Pawlak complains that Stover did not take the law into her own hands, but responded to a court with her understanding of the law.
I strongly disagree that Sharon’s argument was weak — she sought to abide by the law, as we expect of a responsible county clerk. Unless the media reports have been completely inaccurate, the details of the form are specified by law, not regulation, however strange and unusual that may seem. Note that it only required (as always) brave people to assert their rights to bring the matter to court attention.
And wonderfully, in America, the law is trumped by the Constitution.
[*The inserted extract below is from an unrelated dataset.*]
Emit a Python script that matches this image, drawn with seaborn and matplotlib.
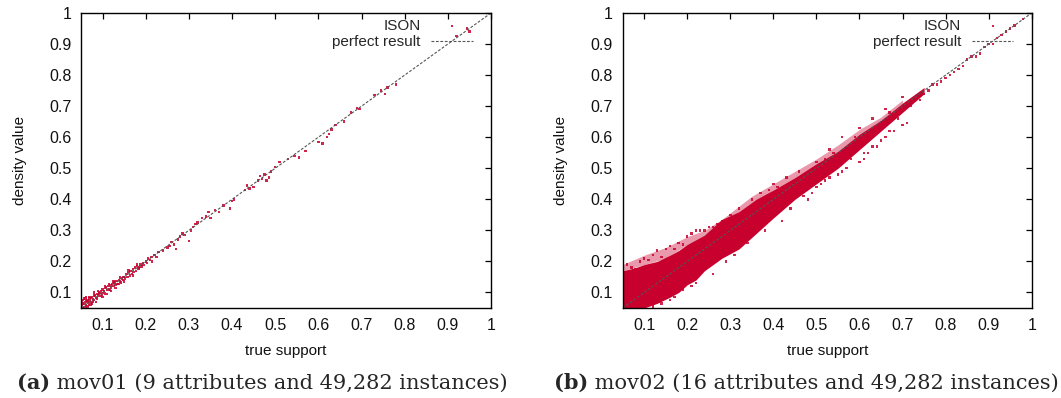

That the law is in conflict with the state Constitution (as amended regarding Equal Rights) was determined in the proper province of the judiciary — for now at least, we’ll eventually hear what the state Supreme Court has to say.
It is unfortunate that governments have used the religious term, “marriage”, to describe state approved formation of families, coupling, or whatever it should be called when two people who love each other seek that approval.
A sufficient time of co-habitation used to lead to what was called “common-law marriage” and was often viewed as the state injecting its unwanted recognition into personal affairs.
In retrospect, it is puzzling that this was not the avenue by which gay and lesbian couples first asserted their rights to equal treatment under the law, as it amounts to the government “recognizing” and sidesteps “approving,” which is causing so much political heartburn.